*Written instruction:*
Without the pictures, can you quote each line below exactly?

*Dataset section:*
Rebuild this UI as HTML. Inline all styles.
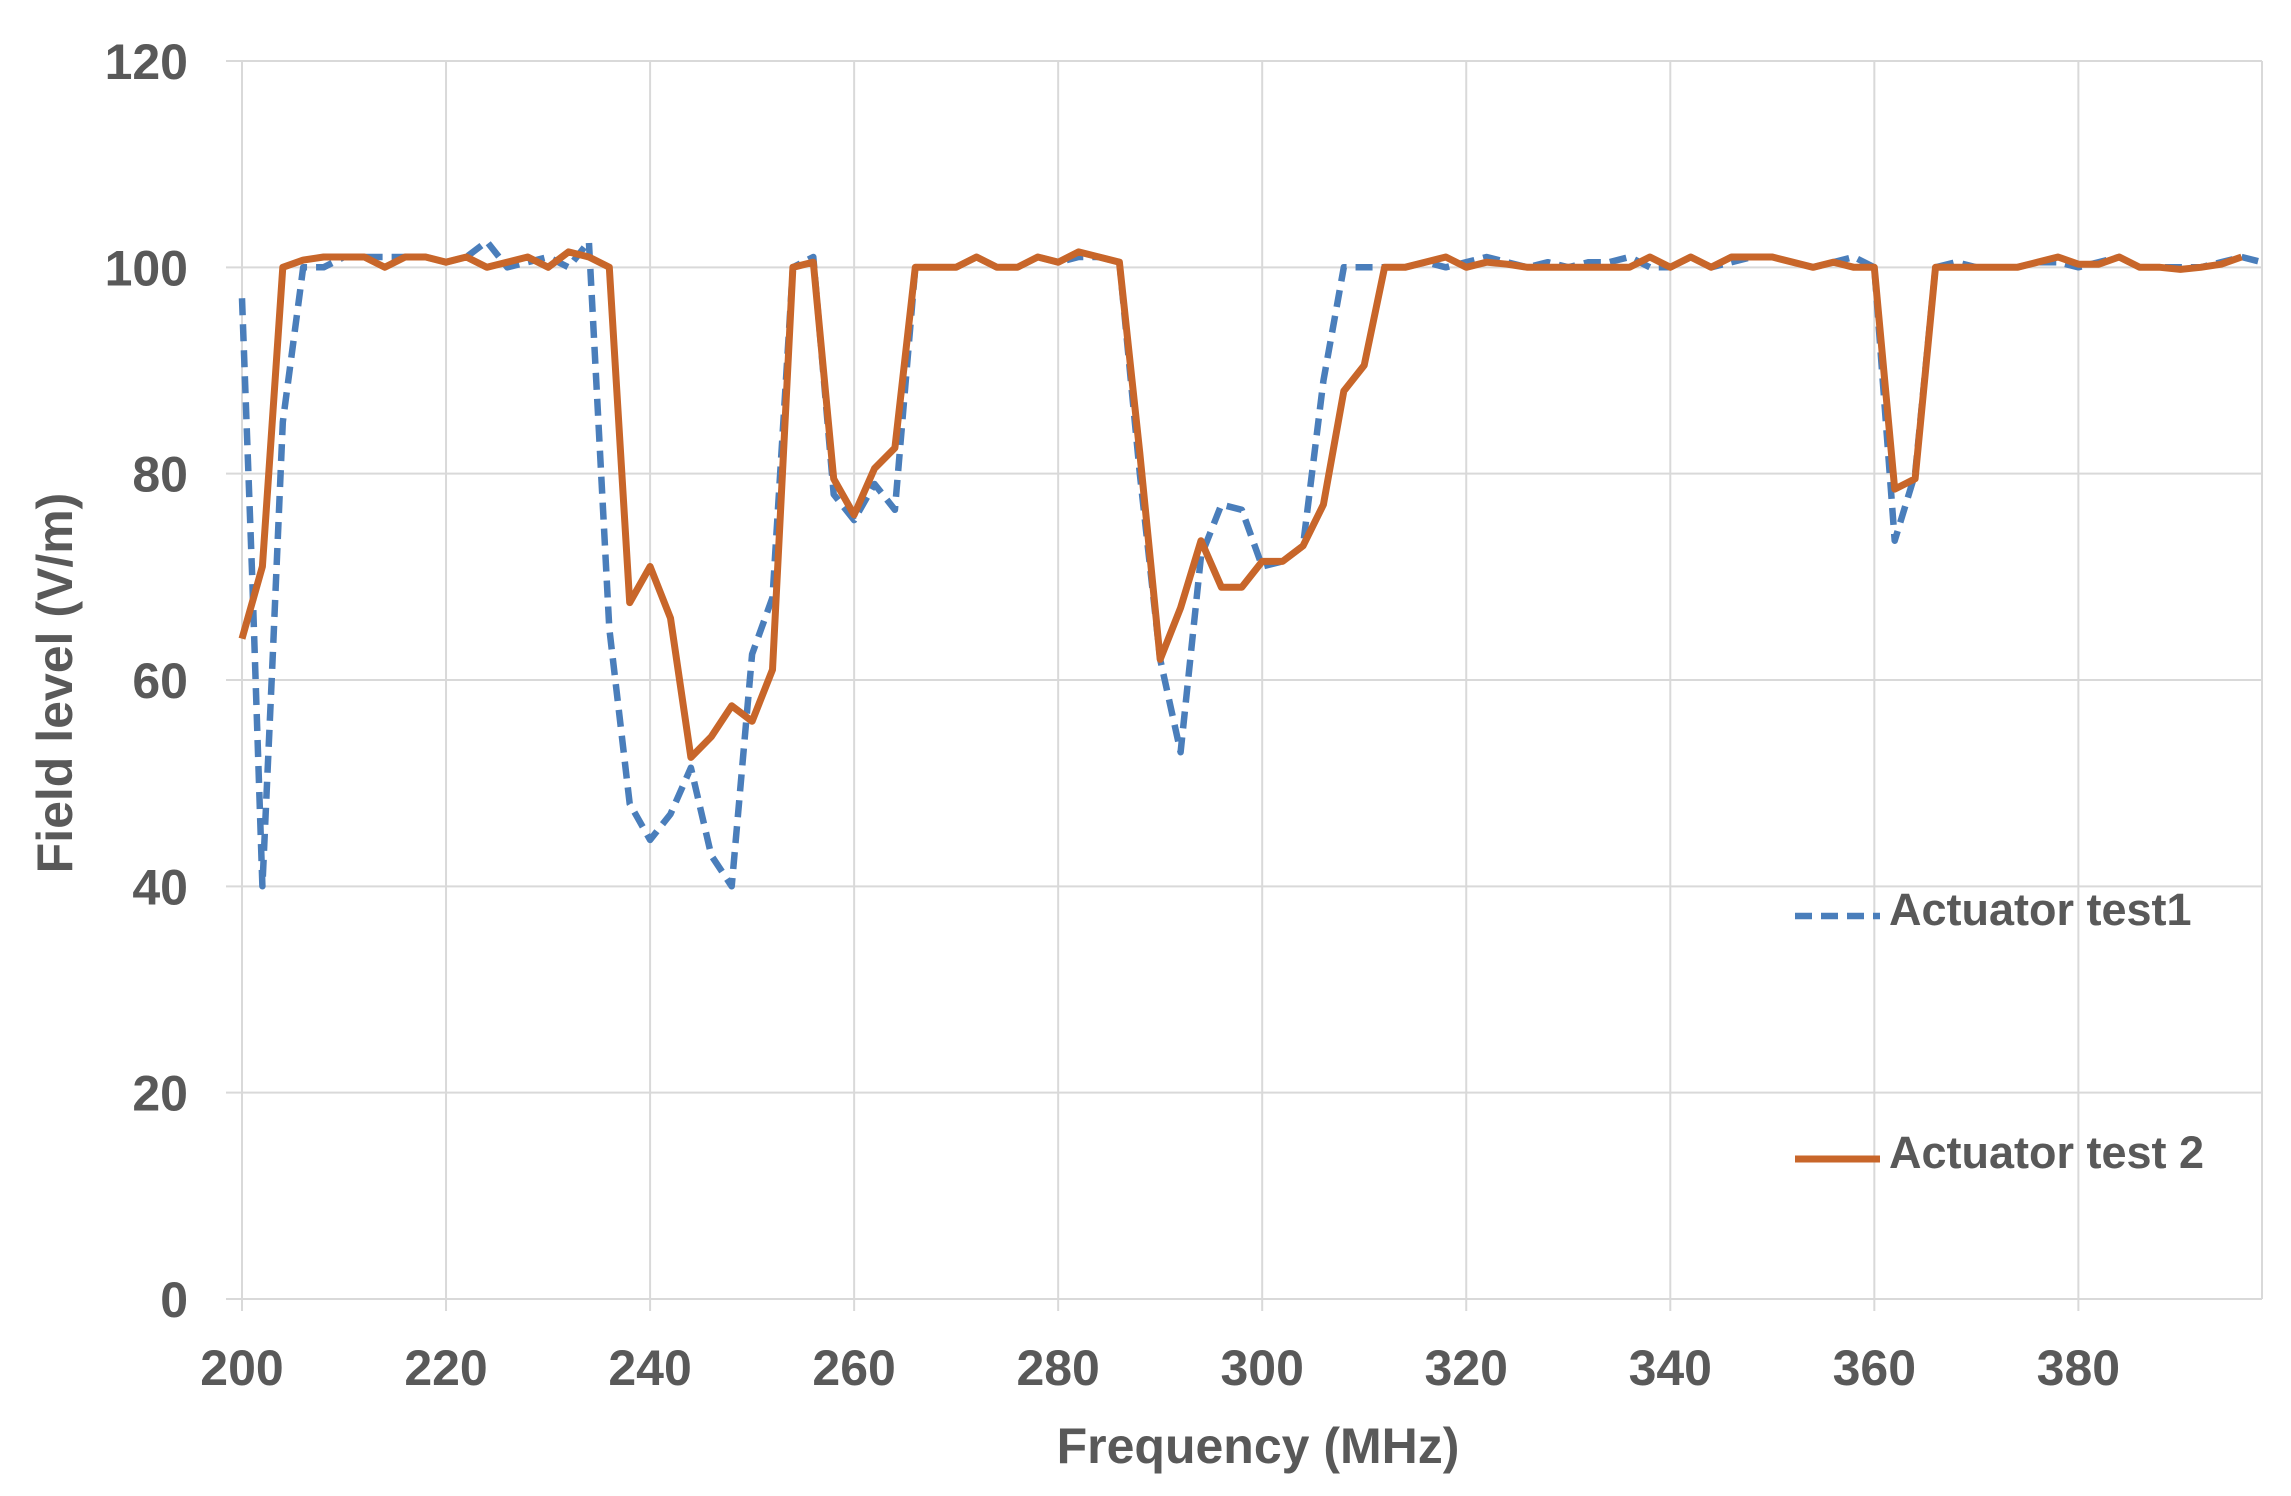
<!DOCTYPE html>
<html><head><meta charset="utf-8"><style>
html,body{margin:0;padding:0;background:#fff;}
svg{display:block;font-family:"Liberation Sans",sans-serif;}
</style></head><body>
<svg id="s" width="2291" height="1496" xmlns="http://www.w3.org/2000/svg">
<g id="grid" stroke="#d9d9d9" stroke-width="2" fill="none"></g>
<g id="lbl" fill="#595959" font-weight="bold" font-size="50"></g>
<text x="1258" y="1463" text-anchor="middle" fill="#595959" font-weight="bold" font-size="50">Frequency (MHz)</text>
<text transform="translate(72,683) rotate(-90)" text-anchor="middle" fill="#595959" font-weight="bold" font-size="50">Field level (V/m)</text>
<polyline id="b" fill="none" stroke="#4a7ebb" stroke-width="6.5" stroke-dasharray="17,9" stroke-linejoin="round"/>
<polyline id="o" fill="none" stroke="#c8662a" stroke-width="7" stroke-linejoin="round"/>
<line x1="1795" y1="916" x2="1880" y2="916" stroke="#4a7ebb" stroke-width="6.5" stroke-dasharray="17,9"/>
<text x="1889" y="925" fill="#595959" font-weight="bold" font-size="45">Actuator test1</text>
<line x1="1795" y1="1159" x2="1880" y2="1159" stroke="#c8662a" stroke-width="7"/>
<text x="1889" y="1168" fill="#595959" font-weight="bold" font-size="45">Actuator test 2</text>
</svg>
<script>
var L=242,R=2262,T=61,B=1299;
function X(f){return L+(f-200)/198*(R-L);}
function Y(v){return B-v/120*(B-T);}
var g=document.getElementById('grid'),lb=document.getElementById('lbl'),ns='http://www.w3.org/2000/svg';
function el(p,t,a,txt){var e=document.createElementNS(ns,t);for(var k in a)e.setAttribute(k,a[k]);if(txt!=null)e.textContent=txt;p.appendChild(e);}
for(var v=0;v<=120;v+=20){el(g,'line',{x1:L-16,x2:R,y1:Y(v),y2:Y(v)});el(lb,'text',{x:188,y:Y(v)+18,'text-anchor':'end'},v);}
for(var f=200;f<=380;f+=20){el(g,'line',{x1:X(f),x2:X(f),y1:T,y2:B+12});el(lb,'text',{x:X(f),y:1385,'text-anchor':'middle'},f);}
el(g,'line',{x1:R,x2:R,y1:T,y2:B});
var b={200:97,201:70,202:40,203:62,204:85,206:100,208:100,210:101,212:101,214:101,216:101,218:101,220:100.5,222:101,224:102.5,226:100,228:100.5,230:101,232:100,234:102.5,236:65,238:48,240:44.5,242:47,244:51.5,246:43,248:40,250:62.5,252:68,254:100,256:101,258:78,260:75.5,262:79,264:76.5,266:100,268:100,270:100,272:101,274:100,276:100,278:101,280:100.5,282:101,284:101,286:100.5,288:80,290:62,292:53,294:72,296:77,298:76.5,300:71,302:71.5,304:73,306:89,308:100,310:100,312:100,314:100,316:100.5,318:100,320:100.5,322:101,324:100.5,326:100,328:100.5,330:100,332:100.5,334:100.5,336:101,338:100,340:100,342:101,344:100,346:100.5,348:101,350:101,352:100.5,354:100,356:100.5,358:101,360:100,362:73.5,364:80,366:100,368:100.5,370:100,372:100,374:100,376:100.5,378:100.5,380:100,382:100.5,384:101,386:100,388:100,390:100,392:100,394:100.5,396:101,398:100.5};
var o={200:64,202:71,204:100,206:100.7,208:101,210:101,212:101,214:100,216:101,218:101,220:100.5,222:101,224:100,226:100.5,228:101,230:100,232:101.5,234:101,236:100,238:67.5,240:71,242:66,244:52.5,246:54.5,248:57.5,250:56,252:61,254:100,256:100.5,258:79.5,260:76,262:80.5,264:82.5,266:100,268:100,270:100,272:101,274:100,276:100,278:101,280:100.5,282:101.5,284:101,286:100.5,288:82,290:62,292:67,294:73.5,296:69,298:69,300:71.5,302:71.5,304:73,306:77,308:88,310:90.5,312:100,314:100,316:100.5,318:101,320:100,322:100.5,324:100.3,326:100,328:100,330:100,332:100,334:100,336:100,338:101,340:100,342:101,344:100,346:101,348:101,350:101,352:100.5,354:100,356:100.5,358:100,360:100,362:78.5,364:79.5,366:100,368:100,370:100,372:100,374:100,376:100.5,378:101,380:100.3,382:100.3,384:101,386:100,388:100,390:99.8,392:100,394:100.3,396:101};
function pts(d){return Object.keys(d).map(Number).sort(function(a,c){return a-c}).map(function(f){return X(f).toFixed(1)+','+Y(d[f]).toFixed(1)}).join(' ');}
document.getElementById('b').setAttribute('points',pts(b));
document.getElementById('o').setAttribute('points',pts(o));
</script>
</body></html>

*Answer to this problem:*
Rebuild this UI as HTML. Inline all styles.
<!DOCTYPE html>
<html><head><meta charset="utf-8"><style>
html,body{margin:0;padding:0;background:#fff;}
svg{display:block;font-family:"Liberation Sans",sans-serif;}
</style></head><body>
<svg id="s" width="2291" height="1496" xmlns="http://www.w3.org/2000/svg">
<g id="grid" stroke="#d9d9d9" stroke-width="2" fill="none"></g>
<g id="lbl" fill="#595959" font-weight="bold" font-size="50"></g>
<text x="1258" y="1463" text-anchor="middle" fill="#595959" font-weight="bold" font-size="50">Frequency (MHz)</text>
<text transform="translate(72,683) rotate(-90)" text-anchor="middle" fill="#595959" font-weight="bold" font-size="50">Field level (V/m)</text>
<polyline id="b" fill="none" stroke="#4a7ebb" stroke-width="6.5" stroke-dasharray="17,9" stroke-linejoin="round"/>
<polyline id="o" fill="none" stroke="#c8662a" stroke-width="7" stroke-linejoin="round"/>
<line x1="1795" y1="916" x2="1880" y2="916" stroke="#4a7ebb" stroke-width="6.5" stroke-dasharray="17,9"/>
<text x="1889" y="925" fill="#595959" font-weight="bold" font-size="45">Actuator test1</text>
<line x1="1795" y1="1159" x2="1880" y2="1159" stroke="#c8662a" stroke-width="7"/>
<text x="1889" y="1168" fill="#595959" font-weight="bold" font-size="45">Actuator test 2</text>
</svg>
<script>
var L=242,R=2262,T=61,B=1299;
function X(f){return L+(f-200)/198*(R-L);}
function Y(v){return B-v/120*(B-T);}
var g=document.getElementById('grid'),lb=document.getElementById('lbl'),ns='http://www.w3.org/2000/svg';
function el(p,t,a,txt){var e=document.createElementNS(ns,t);for(var k in a)e.setAttribute(k,a[k]);if(txt!=null)e.textContent=txt;p.appendChild(e);}
for(var v=0;v<=120;v+=20){el(g,'line',{x1:L-16,x2:R,y1:Y(v),y2:Y(v)});el(lb,'text',{x:188,y:Y(v)+18,'text-anchor':'end'},v);}
for(var f=200;f<=380;f+=20){el(g,'line',{x1:X(f),x2:X(f),y1:T,y2:B+12});el(lb,'text',{x:X(f),y:1385,'text-anchor':'middle'},f);}
el(g,'line',{x1:R,x2:R,y1:T,y2:B});
var b={200:97,201:70,202:40,203:62,204:85,206:100,208:100,210:101,212:101,214:101,216:101,218:101,220:100.5,222:101,224:102.5,226:100,228:100.5,230:101,232:100,234:102.5,236:65,238:48,240:44.5,242:47,244:51.5,246:43,248:40,250:62.5,252:68,254:100,256:101,258:78,260:75.5,262:79,264:76.5,266:100,268:100,270:100,272:101,274:100,276:100,278:101,280:100.5,282:101,284:101,286:100.5,288:80,290:62,292:53,294:72,296:77,298:76.5,300:71,302:71.5,304:73,306:89,308:100,310:100,312:100,314:100,316:100.5,318:100,320:100.5,322:101,324:100.5,326:100,328:100.5,330:100,332:100.5,334:100.5,336:101,338:100,340:100,342:101,344:100,346:100.5,348:101,350:101,352:100.5,354:100,356:100.5,358:101,360:100,362:73.5,364:80,366:100,368:100.5,370:100,372:100,374:100,376:100.5,378:100.5,380:100,382:100.5,384:101,386:100,388:100,390:100,392:100,394:100.5,396:101,398:100.5};
var o={200:64,202:71,204:100,206:100.7,208:101,210:101,212:101,214:100,216:101,218:101,220:100.5,222:101,224:100,226:100.5,228:101,230:100,232:101.5,234:101,236:100,238:67.5,240:71,242:66,244:52.5,246:54.5,248:57.5,250:56,252:61,254:100,256:100.5,258:79.5,260:76,262:80.5,264:82.5,266:100,268:100,270:100,272:101,274:100,276:100,278:101,280:100.5,282:101.5,284:101,286:100.5,288:82,290:62,292:67,294:73.5,296:69,298:69,300:71.5,302:71.5,304:73,306:77,308:88,310:90.5,312:100,314:100,316:100.5,318:101,320:100,322:100.5,324:100.3,326:100,328:100,330:100,332:100,334:100,336:100,338:101,340:100,342:101,344:100,346:101,348:101,350:101,352:100.5,354:100,356:100.5,358:100,360:100,362:78.5,364:79.5,366:100,368:100,370:100,372:100,374:100,376:100.5,378:101,380:100.3,382:100.3,384:101,386:100,388:100,390:99.8,392:100,394:100.3,396:101};
function pts(d){return Object.keys(d).map(Number).sort(function(a,c){return a-c}).map(function(f){return X(f).toFixed(1)+','+Y(d[f]).toFixed(1)}).join(' ');}
document.getElementById('b').setAttribute('points',pts(b));
document.getElementById('o').setAttribute('points',pts(o));
</script>
</body></html>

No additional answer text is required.